Welcome to the Remarkable Redbud District,
Our district spans the western piedmont region of Georgia. Our 18 counties and over 40 clubs represent urban, suburban, exurban and rural environments. We host America's busiest airport – Hartsfield Jackson -- and one of the most beautiful private Gardens –Callaway Gardens. Redbuds live in a place of history – FDR, Civil Rights and the Civil War-- and we're firmly engaged the future. From luxury automobiles to Amazon, manufacturers and businesses move to our region for its excellent quality of life. As gardeners and conservationists, Redbuds actively involve themselves in projects big and small seeking to revitalize and restore greenspaces and protect our native environments to maintain that quality of life.
Themes for the next 2 years focus on planting; getting back to our roots. For the next two years, NGC President Nancy Hargroves has selected "Plant America" as her theme. This theme heavily promotes gardening in all its forms. We plant to preserve and restore our environments. Following through for Deep South, Director Anne McCormick's theme is "Plant America Southern Style" emphasizing natives and community gardens. Jane Hersey, new Garden Club of Georgia President chose "PLANT AMERICA - Georgia's Heritage, Georgia's Legacy" for her theme.

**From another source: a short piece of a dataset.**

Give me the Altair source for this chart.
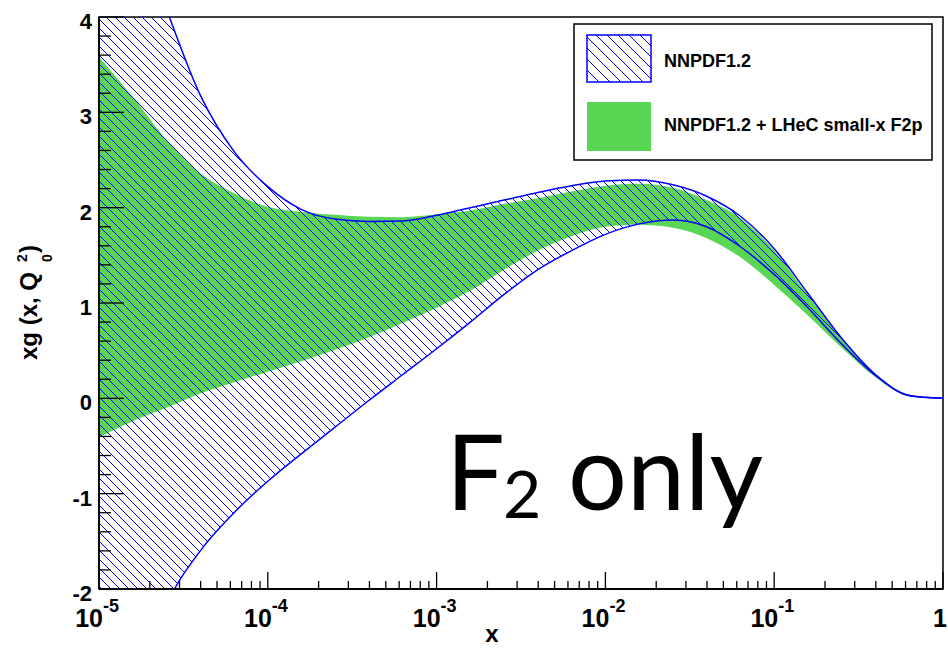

For me, these themes lead me to look at ways to encourage planting for a purpose and addressing our native challenges. Redbud's theme is "Replanting Natives and Restoring our Future." Our environment has been attacked by pollution, over-development, invasive species misuse of pesticides and fertilizers. Redbud's three major rivers – the Chattahoochee, the Flint and the Ocmulgee -- continue to be threatened by overuse, pollution and drought. Natural ecosystems have been disturbed and destroyed. It is vital for our future to restore natural environments returning native vegetation to restore the natural balance that supports native wildlife. This is the best way to protect against destruction of our state's amazing natural environment. To that end, we should all look for ways – in our homes and communities – to restore environments by re-planting of natives or nearly natives. As we know, using natives also preserves our vital watersheds.